> [Directive]
Stop at the line containing "fontsize=13, color=ink)": repeat exactly every line of the entries below from the first up to it, plus that line, with pictures omitted.

··· Recorded data ···

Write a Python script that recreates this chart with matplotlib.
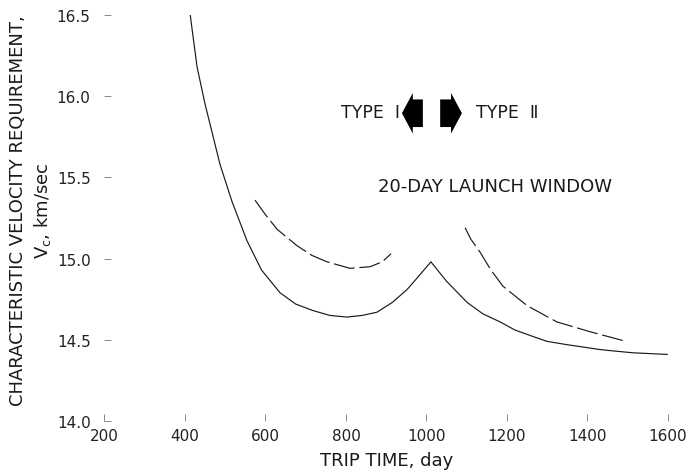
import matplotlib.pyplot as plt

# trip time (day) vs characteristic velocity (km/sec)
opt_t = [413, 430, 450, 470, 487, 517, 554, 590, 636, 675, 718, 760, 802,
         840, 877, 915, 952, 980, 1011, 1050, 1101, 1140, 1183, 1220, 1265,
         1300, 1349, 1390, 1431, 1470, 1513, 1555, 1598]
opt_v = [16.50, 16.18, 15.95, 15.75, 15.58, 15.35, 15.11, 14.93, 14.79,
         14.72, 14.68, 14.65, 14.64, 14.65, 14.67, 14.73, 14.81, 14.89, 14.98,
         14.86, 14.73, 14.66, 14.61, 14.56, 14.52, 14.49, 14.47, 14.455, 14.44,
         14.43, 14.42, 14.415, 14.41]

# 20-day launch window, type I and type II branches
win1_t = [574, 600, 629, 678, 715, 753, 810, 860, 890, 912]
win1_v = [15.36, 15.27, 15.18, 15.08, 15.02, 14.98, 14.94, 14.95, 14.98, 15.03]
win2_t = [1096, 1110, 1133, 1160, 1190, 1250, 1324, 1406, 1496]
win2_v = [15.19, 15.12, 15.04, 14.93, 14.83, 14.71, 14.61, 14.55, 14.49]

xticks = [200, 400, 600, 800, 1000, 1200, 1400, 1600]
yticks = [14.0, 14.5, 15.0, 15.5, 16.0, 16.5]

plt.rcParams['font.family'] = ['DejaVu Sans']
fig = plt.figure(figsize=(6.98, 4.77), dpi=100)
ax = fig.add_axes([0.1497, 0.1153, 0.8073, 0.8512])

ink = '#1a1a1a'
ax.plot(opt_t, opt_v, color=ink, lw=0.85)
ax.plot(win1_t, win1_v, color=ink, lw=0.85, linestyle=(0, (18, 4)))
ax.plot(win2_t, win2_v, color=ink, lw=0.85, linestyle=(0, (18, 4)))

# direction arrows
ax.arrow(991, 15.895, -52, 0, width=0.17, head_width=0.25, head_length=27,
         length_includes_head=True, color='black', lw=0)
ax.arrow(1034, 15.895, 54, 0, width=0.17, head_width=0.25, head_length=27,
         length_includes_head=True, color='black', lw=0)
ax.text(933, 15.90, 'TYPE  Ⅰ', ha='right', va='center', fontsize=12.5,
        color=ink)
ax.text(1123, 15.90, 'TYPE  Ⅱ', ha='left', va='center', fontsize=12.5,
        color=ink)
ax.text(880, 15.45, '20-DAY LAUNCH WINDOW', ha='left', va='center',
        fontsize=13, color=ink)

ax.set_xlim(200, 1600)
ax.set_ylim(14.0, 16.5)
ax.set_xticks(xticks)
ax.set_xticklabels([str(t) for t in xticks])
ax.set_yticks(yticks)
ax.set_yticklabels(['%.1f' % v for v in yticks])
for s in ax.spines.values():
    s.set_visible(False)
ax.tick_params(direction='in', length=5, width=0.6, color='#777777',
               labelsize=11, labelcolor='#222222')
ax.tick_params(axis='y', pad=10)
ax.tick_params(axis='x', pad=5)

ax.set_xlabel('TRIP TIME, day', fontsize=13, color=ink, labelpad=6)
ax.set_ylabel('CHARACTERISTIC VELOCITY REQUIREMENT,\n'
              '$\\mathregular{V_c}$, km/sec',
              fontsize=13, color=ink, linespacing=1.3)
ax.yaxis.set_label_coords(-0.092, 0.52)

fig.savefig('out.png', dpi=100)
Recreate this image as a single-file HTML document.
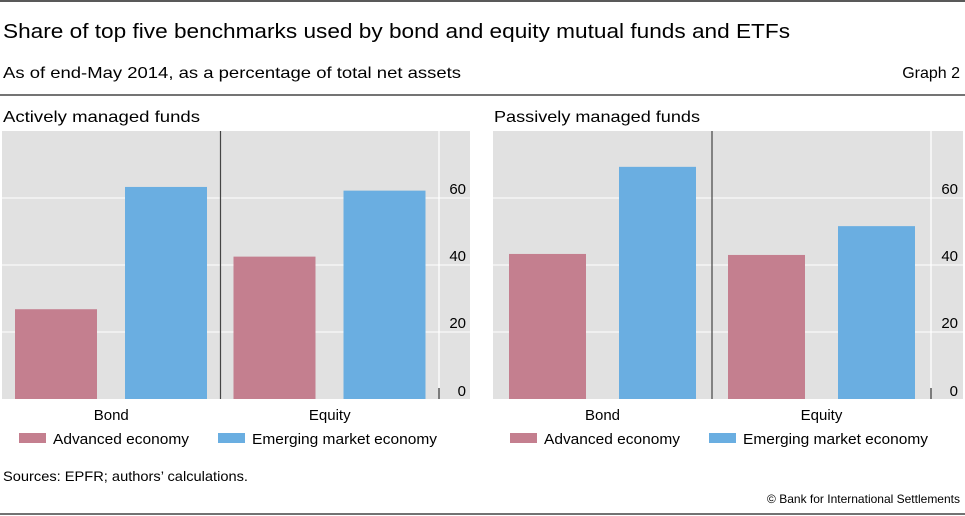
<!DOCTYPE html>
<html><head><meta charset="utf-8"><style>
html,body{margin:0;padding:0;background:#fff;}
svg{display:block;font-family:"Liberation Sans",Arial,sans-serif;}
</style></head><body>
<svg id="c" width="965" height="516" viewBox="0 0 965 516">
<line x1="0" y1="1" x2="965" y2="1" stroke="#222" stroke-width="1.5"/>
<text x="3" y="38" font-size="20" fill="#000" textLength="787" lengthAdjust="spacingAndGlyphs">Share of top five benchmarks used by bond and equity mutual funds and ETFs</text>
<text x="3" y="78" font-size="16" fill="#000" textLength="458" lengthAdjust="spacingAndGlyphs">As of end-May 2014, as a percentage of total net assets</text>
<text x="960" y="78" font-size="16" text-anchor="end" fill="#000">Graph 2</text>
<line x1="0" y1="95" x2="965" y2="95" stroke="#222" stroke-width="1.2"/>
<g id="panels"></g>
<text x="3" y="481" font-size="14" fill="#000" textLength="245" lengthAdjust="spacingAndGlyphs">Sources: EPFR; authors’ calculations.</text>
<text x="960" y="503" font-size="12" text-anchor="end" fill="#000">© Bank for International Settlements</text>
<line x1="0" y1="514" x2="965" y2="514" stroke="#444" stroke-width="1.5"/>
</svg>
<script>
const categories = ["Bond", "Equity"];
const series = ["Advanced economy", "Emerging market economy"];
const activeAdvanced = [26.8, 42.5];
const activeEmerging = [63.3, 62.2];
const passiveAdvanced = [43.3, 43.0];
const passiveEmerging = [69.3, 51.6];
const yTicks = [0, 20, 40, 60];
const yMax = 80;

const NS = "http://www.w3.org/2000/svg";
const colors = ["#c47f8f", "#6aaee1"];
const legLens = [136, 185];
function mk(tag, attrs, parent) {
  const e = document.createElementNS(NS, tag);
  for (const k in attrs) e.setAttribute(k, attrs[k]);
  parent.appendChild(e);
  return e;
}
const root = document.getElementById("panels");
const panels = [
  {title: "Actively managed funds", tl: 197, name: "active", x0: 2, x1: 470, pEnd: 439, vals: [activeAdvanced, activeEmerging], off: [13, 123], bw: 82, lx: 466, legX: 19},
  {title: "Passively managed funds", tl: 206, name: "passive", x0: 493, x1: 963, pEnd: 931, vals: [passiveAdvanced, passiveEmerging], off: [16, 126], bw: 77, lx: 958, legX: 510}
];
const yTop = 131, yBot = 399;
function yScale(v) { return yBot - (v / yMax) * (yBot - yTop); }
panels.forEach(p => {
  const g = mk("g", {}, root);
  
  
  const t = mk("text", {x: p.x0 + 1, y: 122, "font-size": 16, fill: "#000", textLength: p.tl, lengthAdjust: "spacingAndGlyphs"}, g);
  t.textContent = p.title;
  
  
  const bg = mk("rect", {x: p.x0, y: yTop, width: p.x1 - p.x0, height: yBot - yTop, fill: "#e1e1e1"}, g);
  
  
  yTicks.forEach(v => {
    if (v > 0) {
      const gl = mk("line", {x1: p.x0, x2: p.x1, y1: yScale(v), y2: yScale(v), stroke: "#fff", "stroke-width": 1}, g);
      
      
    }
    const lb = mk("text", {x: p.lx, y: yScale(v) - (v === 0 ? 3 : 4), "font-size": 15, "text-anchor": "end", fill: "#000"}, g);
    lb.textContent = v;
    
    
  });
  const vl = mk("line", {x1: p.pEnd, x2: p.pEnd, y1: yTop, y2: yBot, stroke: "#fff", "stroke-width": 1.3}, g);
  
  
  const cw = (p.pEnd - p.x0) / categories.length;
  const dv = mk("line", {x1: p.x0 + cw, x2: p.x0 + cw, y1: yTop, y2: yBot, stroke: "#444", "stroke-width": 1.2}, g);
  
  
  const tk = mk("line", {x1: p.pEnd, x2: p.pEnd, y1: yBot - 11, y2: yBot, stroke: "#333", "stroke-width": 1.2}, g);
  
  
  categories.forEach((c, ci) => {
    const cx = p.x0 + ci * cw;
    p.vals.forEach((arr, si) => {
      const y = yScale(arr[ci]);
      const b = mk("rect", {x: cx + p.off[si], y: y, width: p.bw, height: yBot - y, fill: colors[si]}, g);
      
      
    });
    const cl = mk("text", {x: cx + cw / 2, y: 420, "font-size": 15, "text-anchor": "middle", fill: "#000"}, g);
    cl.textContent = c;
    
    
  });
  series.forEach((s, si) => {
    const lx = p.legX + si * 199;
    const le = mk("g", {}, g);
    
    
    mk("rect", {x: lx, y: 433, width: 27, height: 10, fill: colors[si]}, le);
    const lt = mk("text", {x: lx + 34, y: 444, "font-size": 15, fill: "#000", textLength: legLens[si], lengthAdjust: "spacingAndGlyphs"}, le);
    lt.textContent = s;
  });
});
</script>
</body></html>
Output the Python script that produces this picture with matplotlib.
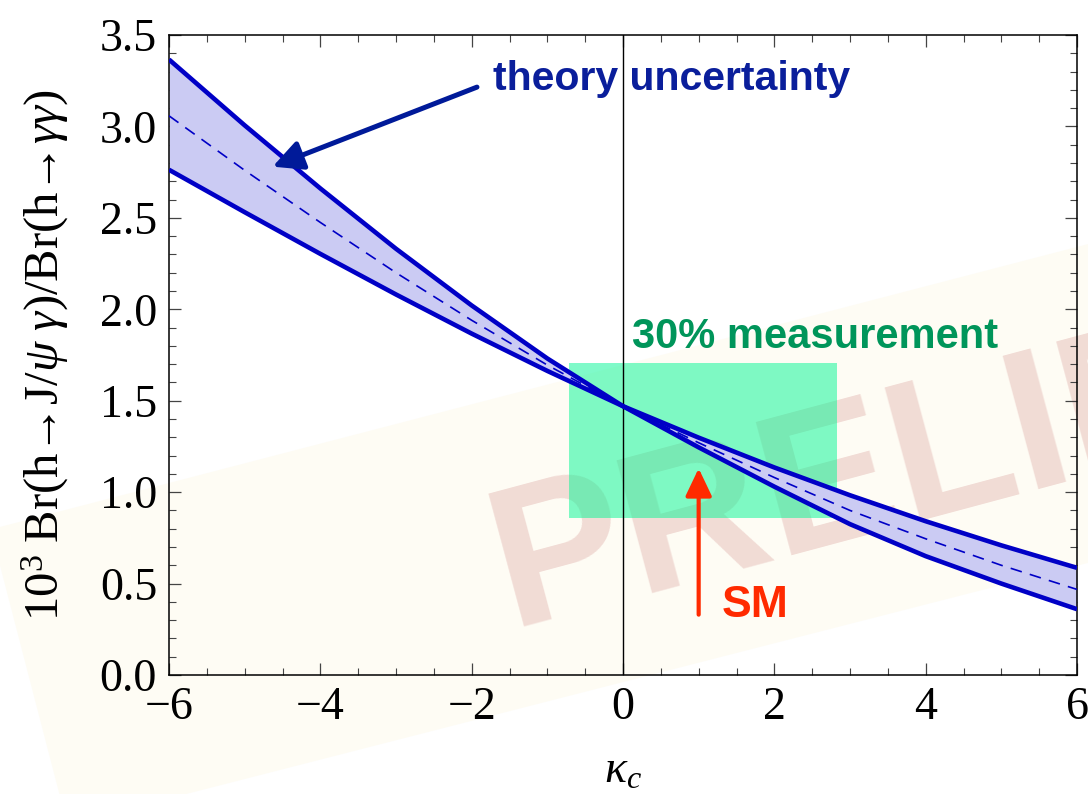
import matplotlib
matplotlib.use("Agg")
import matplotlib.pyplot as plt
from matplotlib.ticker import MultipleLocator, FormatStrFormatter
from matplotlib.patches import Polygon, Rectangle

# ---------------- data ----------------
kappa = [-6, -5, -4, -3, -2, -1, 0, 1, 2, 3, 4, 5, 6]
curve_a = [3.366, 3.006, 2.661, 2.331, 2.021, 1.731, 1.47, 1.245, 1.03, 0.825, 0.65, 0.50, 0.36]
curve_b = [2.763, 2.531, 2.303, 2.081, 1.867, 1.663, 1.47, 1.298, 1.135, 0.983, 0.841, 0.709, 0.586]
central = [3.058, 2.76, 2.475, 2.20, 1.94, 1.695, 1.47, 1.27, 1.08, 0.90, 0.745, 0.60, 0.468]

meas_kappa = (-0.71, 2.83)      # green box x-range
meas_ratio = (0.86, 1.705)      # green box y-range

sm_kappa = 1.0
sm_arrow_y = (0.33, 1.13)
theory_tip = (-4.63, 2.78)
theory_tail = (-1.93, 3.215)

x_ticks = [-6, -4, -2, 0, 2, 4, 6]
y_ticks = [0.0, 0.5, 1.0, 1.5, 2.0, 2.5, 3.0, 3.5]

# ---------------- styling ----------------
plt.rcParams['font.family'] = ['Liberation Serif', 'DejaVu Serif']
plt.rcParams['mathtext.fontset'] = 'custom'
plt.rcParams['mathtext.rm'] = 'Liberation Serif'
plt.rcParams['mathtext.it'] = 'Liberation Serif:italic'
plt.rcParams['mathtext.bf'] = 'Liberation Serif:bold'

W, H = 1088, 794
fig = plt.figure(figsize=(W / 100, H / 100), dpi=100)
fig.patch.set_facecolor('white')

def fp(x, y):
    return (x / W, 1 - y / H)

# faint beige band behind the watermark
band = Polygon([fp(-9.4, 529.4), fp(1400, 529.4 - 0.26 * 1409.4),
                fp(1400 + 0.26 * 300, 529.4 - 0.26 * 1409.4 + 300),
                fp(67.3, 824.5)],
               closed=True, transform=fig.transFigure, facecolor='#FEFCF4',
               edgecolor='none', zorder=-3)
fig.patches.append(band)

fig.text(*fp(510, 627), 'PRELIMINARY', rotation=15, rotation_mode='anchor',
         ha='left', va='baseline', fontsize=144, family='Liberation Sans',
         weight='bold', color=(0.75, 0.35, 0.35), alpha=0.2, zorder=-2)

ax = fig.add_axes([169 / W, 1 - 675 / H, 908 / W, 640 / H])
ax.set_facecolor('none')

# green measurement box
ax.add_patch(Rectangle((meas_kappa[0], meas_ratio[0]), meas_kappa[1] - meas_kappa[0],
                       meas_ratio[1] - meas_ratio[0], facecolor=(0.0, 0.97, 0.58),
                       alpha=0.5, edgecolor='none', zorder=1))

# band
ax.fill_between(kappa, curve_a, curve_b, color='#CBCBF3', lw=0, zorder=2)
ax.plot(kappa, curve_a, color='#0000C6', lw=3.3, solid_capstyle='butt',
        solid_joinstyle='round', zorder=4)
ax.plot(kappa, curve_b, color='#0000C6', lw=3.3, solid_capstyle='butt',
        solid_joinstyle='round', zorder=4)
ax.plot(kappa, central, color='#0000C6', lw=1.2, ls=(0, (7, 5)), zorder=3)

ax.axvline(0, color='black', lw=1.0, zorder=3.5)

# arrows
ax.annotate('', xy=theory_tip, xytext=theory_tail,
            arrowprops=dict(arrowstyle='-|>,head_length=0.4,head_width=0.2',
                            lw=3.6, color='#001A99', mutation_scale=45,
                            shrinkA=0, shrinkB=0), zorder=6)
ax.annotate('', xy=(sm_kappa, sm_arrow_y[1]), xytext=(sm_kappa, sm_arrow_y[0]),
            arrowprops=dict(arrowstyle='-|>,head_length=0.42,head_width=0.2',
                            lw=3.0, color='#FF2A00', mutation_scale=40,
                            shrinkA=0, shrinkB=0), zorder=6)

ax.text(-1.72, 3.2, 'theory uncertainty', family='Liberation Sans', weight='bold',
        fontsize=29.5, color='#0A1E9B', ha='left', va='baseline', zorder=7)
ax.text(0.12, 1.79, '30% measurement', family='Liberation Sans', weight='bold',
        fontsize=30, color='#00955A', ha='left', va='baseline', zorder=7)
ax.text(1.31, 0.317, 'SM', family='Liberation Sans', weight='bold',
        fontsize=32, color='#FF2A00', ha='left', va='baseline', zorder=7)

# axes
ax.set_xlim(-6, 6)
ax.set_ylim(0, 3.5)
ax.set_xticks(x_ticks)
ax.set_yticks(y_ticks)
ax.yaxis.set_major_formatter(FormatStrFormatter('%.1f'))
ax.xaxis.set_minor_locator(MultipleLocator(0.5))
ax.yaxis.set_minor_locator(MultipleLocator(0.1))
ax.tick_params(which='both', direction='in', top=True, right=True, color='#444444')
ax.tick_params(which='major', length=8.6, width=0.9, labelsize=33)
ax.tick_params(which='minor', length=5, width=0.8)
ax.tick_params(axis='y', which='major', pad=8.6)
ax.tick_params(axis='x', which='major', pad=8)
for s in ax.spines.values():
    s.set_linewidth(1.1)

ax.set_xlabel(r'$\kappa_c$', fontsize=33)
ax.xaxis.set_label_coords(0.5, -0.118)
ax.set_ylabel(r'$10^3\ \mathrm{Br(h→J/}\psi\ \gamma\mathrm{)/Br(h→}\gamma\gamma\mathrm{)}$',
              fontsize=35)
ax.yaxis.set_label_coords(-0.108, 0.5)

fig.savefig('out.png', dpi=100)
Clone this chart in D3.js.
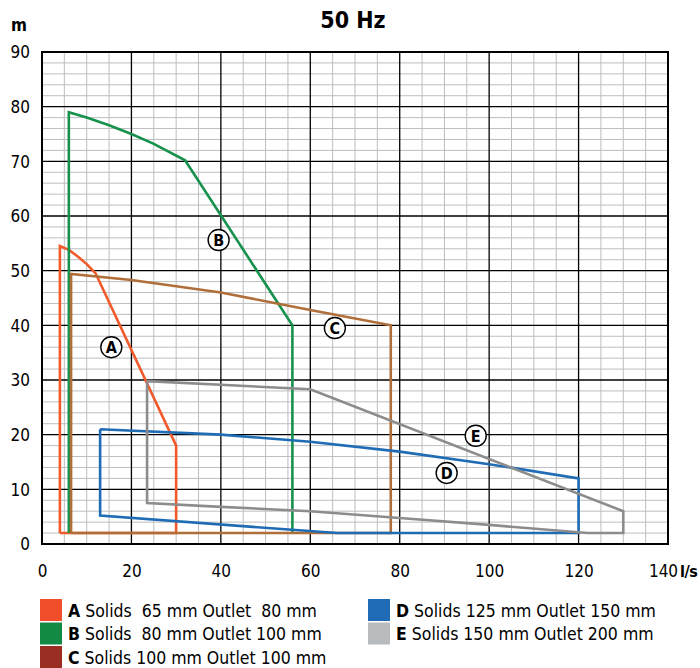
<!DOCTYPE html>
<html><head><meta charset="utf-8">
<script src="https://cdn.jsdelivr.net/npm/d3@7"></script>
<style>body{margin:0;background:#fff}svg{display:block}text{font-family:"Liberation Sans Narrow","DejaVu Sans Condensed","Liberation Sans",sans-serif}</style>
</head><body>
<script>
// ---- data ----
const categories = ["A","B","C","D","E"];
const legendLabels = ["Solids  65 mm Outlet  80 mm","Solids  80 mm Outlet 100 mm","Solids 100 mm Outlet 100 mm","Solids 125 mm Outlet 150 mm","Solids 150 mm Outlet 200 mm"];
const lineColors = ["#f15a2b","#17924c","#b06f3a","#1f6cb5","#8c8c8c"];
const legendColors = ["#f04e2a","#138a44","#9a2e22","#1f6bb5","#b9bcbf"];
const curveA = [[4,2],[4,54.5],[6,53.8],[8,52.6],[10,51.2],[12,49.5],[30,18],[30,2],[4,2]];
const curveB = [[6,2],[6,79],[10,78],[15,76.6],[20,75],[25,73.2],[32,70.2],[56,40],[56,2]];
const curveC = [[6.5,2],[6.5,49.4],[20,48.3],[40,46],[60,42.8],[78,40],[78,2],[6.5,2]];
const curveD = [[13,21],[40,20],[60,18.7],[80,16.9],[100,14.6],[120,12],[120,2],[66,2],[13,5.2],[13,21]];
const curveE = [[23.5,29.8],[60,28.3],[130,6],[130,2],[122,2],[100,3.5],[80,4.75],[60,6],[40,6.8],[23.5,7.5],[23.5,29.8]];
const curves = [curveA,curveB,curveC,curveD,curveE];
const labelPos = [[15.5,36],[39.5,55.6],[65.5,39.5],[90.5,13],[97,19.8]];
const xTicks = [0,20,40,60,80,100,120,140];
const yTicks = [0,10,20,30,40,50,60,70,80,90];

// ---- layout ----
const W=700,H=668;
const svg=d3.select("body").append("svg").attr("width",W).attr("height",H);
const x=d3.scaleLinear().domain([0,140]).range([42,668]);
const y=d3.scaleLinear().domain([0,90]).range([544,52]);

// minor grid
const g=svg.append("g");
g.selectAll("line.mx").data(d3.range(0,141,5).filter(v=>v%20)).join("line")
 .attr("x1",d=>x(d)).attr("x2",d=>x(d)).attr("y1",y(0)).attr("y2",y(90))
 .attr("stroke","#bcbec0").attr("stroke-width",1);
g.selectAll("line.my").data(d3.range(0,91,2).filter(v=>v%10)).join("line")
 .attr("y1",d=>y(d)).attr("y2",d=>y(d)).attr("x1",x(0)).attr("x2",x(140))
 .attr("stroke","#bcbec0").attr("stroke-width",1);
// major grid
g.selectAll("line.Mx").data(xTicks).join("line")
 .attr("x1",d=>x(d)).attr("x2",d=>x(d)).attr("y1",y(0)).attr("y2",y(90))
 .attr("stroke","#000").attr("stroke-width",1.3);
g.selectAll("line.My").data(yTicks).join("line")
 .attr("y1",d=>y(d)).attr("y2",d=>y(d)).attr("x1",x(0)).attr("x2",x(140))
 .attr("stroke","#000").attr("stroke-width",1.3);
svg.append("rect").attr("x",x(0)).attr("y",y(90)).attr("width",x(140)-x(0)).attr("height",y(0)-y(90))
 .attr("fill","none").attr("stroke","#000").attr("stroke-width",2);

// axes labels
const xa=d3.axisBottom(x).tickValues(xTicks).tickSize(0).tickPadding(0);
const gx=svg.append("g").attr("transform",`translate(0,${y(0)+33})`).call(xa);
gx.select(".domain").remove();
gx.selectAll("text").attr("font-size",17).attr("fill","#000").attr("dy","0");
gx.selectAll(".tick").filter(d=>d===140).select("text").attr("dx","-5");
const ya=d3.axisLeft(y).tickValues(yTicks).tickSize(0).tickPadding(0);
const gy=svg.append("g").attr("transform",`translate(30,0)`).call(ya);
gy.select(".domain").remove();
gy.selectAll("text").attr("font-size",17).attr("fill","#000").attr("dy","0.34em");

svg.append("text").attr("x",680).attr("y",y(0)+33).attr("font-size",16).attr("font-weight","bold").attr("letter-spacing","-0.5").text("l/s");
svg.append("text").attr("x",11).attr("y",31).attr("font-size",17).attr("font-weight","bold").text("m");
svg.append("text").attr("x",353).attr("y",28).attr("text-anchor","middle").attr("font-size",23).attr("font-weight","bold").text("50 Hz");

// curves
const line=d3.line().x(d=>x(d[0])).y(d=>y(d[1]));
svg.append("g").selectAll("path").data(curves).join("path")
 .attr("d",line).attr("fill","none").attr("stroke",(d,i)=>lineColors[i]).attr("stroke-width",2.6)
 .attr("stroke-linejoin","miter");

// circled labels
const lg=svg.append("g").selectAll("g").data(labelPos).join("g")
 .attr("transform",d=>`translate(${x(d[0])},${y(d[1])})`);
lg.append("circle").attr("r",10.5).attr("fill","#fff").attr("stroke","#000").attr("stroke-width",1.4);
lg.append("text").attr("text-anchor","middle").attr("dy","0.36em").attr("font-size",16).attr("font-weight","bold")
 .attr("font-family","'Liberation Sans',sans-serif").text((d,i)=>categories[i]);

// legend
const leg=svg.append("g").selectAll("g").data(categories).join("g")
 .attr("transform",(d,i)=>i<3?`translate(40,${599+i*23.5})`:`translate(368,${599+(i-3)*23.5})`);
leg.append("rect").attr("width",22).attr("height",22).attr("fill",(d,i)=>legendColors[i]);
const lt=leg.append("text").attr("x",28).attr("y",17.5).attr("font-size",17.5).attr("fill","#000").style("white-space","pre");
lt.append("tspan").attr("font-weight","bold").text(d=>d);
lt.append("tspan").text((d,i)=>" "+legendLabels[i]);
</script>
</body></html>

···

> [Result for this exercise]
Write a Python script that recreates this chart with matplotlib.
import matplotlib.pyplot as plt

# trip time (day) vs characteristic velocity (km/sec)
opt_t = [413, 430, 450, 470, 487, 517, 554, 590, 636, 675, 718, 760, 802,
         840, 877, 915, 952, 980, 1011, 1050, 1101, 1140, 1183, 1220, 1265,
         1300, 1349, 1390, 1431, 1470, 1513, 1555, 1598]
opt_v = [16.50, 16.18, 15.95, 15.75, 15.58, 15.35, 15.11, 14.93, 14.79,
         14.72, 14.68, 14.65, 14.64, 14.65, 14.67, 14.73, 14.81, 14.89, 14.98,
         14.86, 14.73, 14.66, 14.61, 14.56, 14.52, 14.49, 14.47, 14.455, 14.44,
         14.43, 14.42, 14.415, 14.41]

# 20-day launch window, type I and type II branches
win1_t = [574, 600, 629, 678, 715, 753, 810, 860, 890, 912]
win1_v = [15.36, 15.27, 15.18, 15.08, 15.02, 14.98, 14.94, 14.95, 14.98, 15.03]
win2_t = [1096, 1110, 1133, 1160, 1190, 1250, 1324, 1406, 1496]
win2_v = [15.19, 15.12, 15.04, 14.93, 14.83, 14.71, 14.61, 14.55, 14.49]

xticks = [200, 400, 600, 800, 1000, 1200, 1400, 1600]
yticks = [14.0, 14.5, 15.0, 15.5, 16.0, 16.5]

plt.rcParams['font.family'] = ['DejaVu Sans']
fig = plt.figure(figsize=(6.98, 4.77), dpi=100)
ax = fig.add_axes([0.1497, 0.1153, 0.8073, 0.8512])

ink = '#1a1a1a'
ax.plot(opt_t, opt_v, color=ink, lw=0.85)
ax.plot(win1_t, win1_v, color=ink, lw=0.85, linestyle=(0, (18, 4)))
ax.plot(win2_t, win2_v, color=ink, lw=0.85, linestyle=(0, (18, 4)))

# direction arrows
ax.arrow(991, 15.895, -52, 0, width=0.17, head_width=0.25, head_length=27,
         length_includes_head=True, color='black', lw=0)
ax.arrow(1034, 15.895, 54, 0, width=0.17, head_width=0.25, head_length=27,
         length_includes_head=True, color='black', lw=0)
ax.text(933, 15.90, 'TYPE  Ⅰ', ha='right', va='center', fontsize=12.5,
        color=ink)
ax.text(1123, 15.90, 'TYPE  Ⅱ', ha='left', va='center', fontsize=12.5,
        color=ink)
ax.text(880, 15.45, '20-DAY LAUNCH WINDOW', ha='left', va='center',
        fontsize=13, color=ink)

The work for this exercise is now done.